There are no limits to what bullying can be, from physical or psychological to cyber bullying. The range is endless.
Dreiblatt started the company to give teachers resources on how to help their students who are being bullied.
"Starting about 14 years ago, there began a whole series of bullying prevention laws that were out there, but unfortunately teachers and staff didn't know how to actually follow the law," Dreiblatt said. "There was a shortage of supplies and teachers were looking for quality resources."
In his workshops, he has students engage with one another about the effects of bullying.
"We tend to worry most about physical bullying, emotional-type bullying," Dreiblatt said.
Warning signs that a child is being bullied vary from inexplicable injuries to a change in eating habits.

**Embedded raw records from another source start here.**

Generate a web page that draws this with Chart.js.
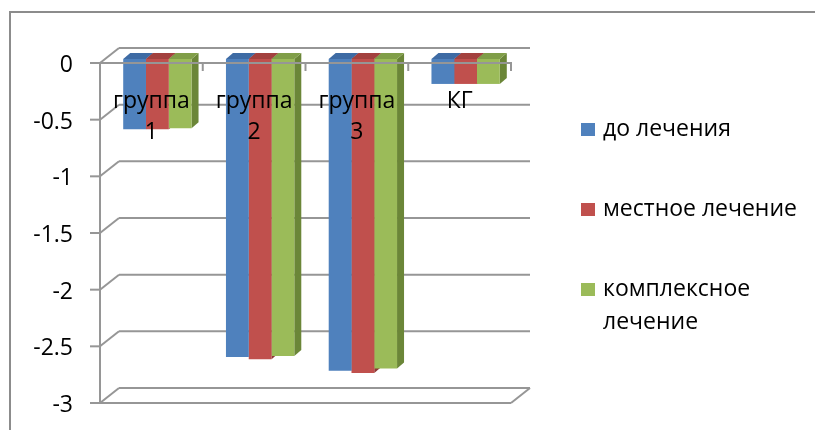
<!DOCTYPE html>
<html><head><meta charset="utf-8">
<script src="https://cdn.jsdelivr.net/npm/chart.js@4.4.1/dist/chart.umd.min.js"></script>
<style>html,body{margin:0;padding:0;background:#fff;}#wrap{position:relative;width:815px;height:430px;}</style>
</head><body><div id="wrap"><canvas id="c" width="815" height="430"></canvas></div>
<script>
// ---- data ----
const categories = [['группа','1'], ['группа','2'], ['группа','3'], ['КГ']];
const seriesNames = ['до лечения', 'местное лечение', 'комплексное лечение'];
const legendLines = [['до лечения'], ['местное лечение'], ['комплексное', 'лечение']];
const beforeTreatment  = [-0.62, -2.63, -2.75, -0.22];
const localTreatment   = [-0.62, -2.65, -2.77, -0.22];
const complexTreatment = [-0.61, -2.62, -2.73, -0.22];
const yTickValues = [0, -0.5, -1, -1.5, -2, -2.5, -3];
const yTickLabels = ['0', '-0.5', '-1', '-1.5', '-2', '-2.5', '-3'];

// ---- styles ----
const seriesValues = [beforeTreatment, localTreatment, complexTreatment];
const colors     = ['#4f81bd', '#c0504d', '#9bbb59'];
const topColors  = ['#3e6ba4', '#a3413e', '#809e48'];
const sideColors = ['#365d8f', '#8d3835', '#6b8638'];
const FONT_FAMILY = '"Open Sans", "Noto Sans", sans-serif';
const FS = 23;
const GRID = '#969696';
const WALL = {dx: 19, dy: -15};
const BAR_SHIFT = {dx: 6, dy: -4};
const BAR_DEPTH = {dx: 7, dy: -6};

function line(c, x1, y1, x2, y2) { c.beginPath(); c.moveTo(x1, y1); c.lineTo(x2, y2); c.stroke(); }
function poly(c, pts, fill) { c.beginPath(); c.moveTo(pts[0][0], pts[0][1]); for (let i = 1; i < pts.length; i++) c.lineTo(pts[i][0], pts[i][1]); c.closePath(); c.fillStyle = fill; c.fill(); }

const threeD = {
  id: 'threeD',
  beforeDraw(chart) {
    const c = chart.ctx;
    c.save();
    c.strokeStyle = '#8c8c8c'; c.lineWidth = 2;
    c.strokeRect(10, 12, 1000, 1000);
    c.restore();
  },
  beforeDatasetsDraw(chart) {
    const c = chart.ctx, a = chart.chartArea, ys = chart.scales.y;
    c.save();
    c.strokeStyle = GRID; c.lineWidth = 2;
    yTickValues.forEach(v => {
      const y = ys.getPixelForValue(v);
      line(c, a.left + WALL.dx, y + WALL.dy, a.right + WALL.dx, y + WALL.dy);
      line(c, a.left, y, a.left + WALL.dx, y + WALL.dy);
      line(c, a.left - 10, y, a.left, y);
    });
    line(c, a.left, ys.getPixelForValue(0), a.left, ys.getPixelForValue(-3));
    const yb = ys.getPixelForValue(-3);
    line(c, a.left - 10, yb, a.right, yb);
    line(c, a.right, yb, a.right + WALL.dx, yb + WALL.dy);
    c.restore();

    c.save();
    c.translate(BAR_SHIFT.dx, BAR_SHIFT.dy);
    for (let d = 0; d < seriesValues.length; d++) {
      const meta = chart.getDatasetMeta(d);
      meta.data.forEach(el => {
        const L = el.x - el.width / 2, R = el.x + el.width / 2;
        const T = Math.min(el.y, el.base), B = Math.max(el.y, el.base);
        poly(c, [[R, T], [R + BAR_DEPTH.dx, T + BAR_DEPTH.dy], [R + BAR_DEPTH.dx, B + BAR_DEPTH.dy], [R, B]], sideColors[d]);
        poly(c, [[L, T], [R, T], [R + BAR_DEPTH.dx, T + BAR_DEPTH.dy], [L + BAR_DEPTH.dx, T + BAR_DEPTH.dy]], topColors[d]);
      });
    }
    c.restore();
    c.save();
    c.translate(BAR_SHIFT.dx, BAR_SHIFT.dy);
  },
  afterDatasetsDraw(chart) {
    const c = chart.ctx, a = chart.chartArea, ys = chart.scales.y, xs = chart.scales.x;
    c.restore();
    c.save();
    const y0 = ys.getPixelForValue(0);
    c.strokeStyle = GRID; c.lineWidth = 2;
    line(c, a.left - 10, y0, a.right, y0);
    for (let i = 0; i < categories.length; i++) {
      const xb = i < categories.length - 1 ? (xs.getPixelForValue(i) + xs.getPixelForValue(i + 1)) / 2 : a.right;
      line(c, xb, y0 - 1, xb, y0 + 8);
    }
    c.fillStyle = '#000';
    c.font = FS + 'px ' + FONT_FAMILY;
    c.textAlign = 'center'; c.textBaseline = 'alphabetic';
    categories.forEach((lab, i) => {
      const x = xs.getPixelForValue(i);
      lab.forEach((t, k) => c.fillText(t, x, y0 + 45 + k * 30.5));
    });
    const legendBase = [136, 216, 296];
    c.textAlign = 'left';
    legendLines.forEach((lines, i) => {
      c.fillStyle = colors[i];
      c.fillRect(581, legendBase[i] - 13, 14, 13);
      c.fillStyle = '#000';
      lines.forEach((t, k) => c.fillText(t, 603, legendBase[i] + k * 33));
    });
    c.restore();
  }
};

new Chart(document.getElementById('c'), {
  type: 'bar',
  data: {
    labels: categories,
    datasets: seriesNames.map((n, i) => ({
      label: n, data: seriesValues[i], backgroundColor: colors[i], borderWidth: 0,
      categoryPercentage: 0.665, barPercentage: 1, clip: false
    }))
  },
  options: {
    responsive: false, animation: false, devicePixelRatio: 1,
    layout: {padding: {left: 0, right: 304, top: 63, bottom: 27}},
    plugins: {legend: {display: false}, tooltip: {enabled: false}},
    scales: {
      x: {display: false},
      y: {
        min: -3, max: 0,
        afterBuildTicks: s => { s.ticks = yTickValues.map(v => ({value: v})); },
        afterFit: s => { s.width = 100; s.paddingTop = 0; s.paddingBottom = 0; },
        grid: {display: false, drawTicks: false},
        border: {display: false},
        ticks: {
          padding: 27, labelOffset: 2.5, color: '#000', font: {family: FONT_FAMILY, size: FS},
          callback: v => { const k = yTickValues.indexOf(v); return k >= 0 ? yTickLabels[k] : ''; }
        }
      }
    }
  },
  plugins: [threeD]
});
</script></body></html>
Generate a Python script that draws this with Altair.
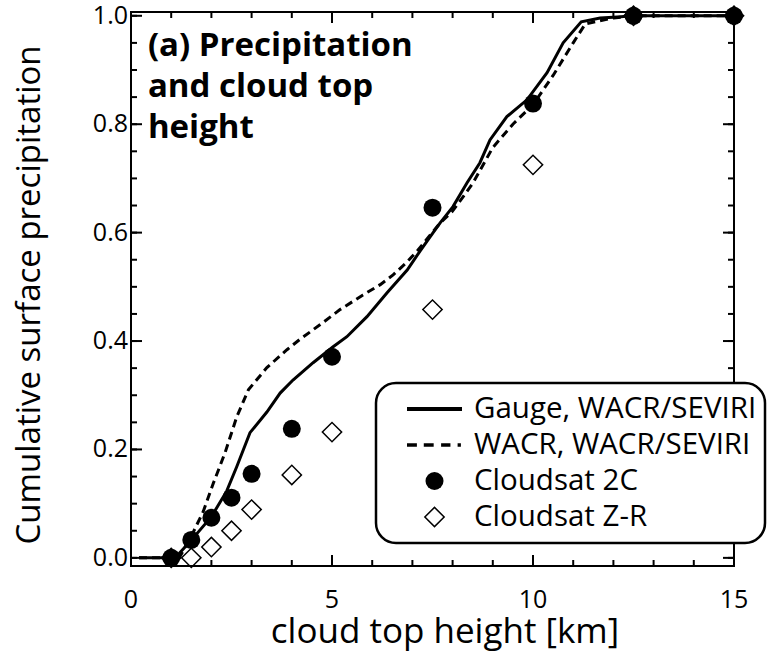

Oftentimes, an audience may stand around and do nothing, simply because they're unsure how to help.
"Bullying happens fairly quickly," said Dreiblatt. "Average bullying episode is about 28 seconds. It's a quick comment. It's a quick push. It's a mean thing sent on a computer and then disappears fairly quickly."
Technology plays a major part in students' lives so it's no surprise that bullying has been on the rise.
"The real harm that comes from cyber bullying is that it's 24/7," Dreiblatt said. "I could get it at 3 a.m. or 2 o'clock in the afternoon. Now because of that smart phone in my pocket that follows me wherever I go."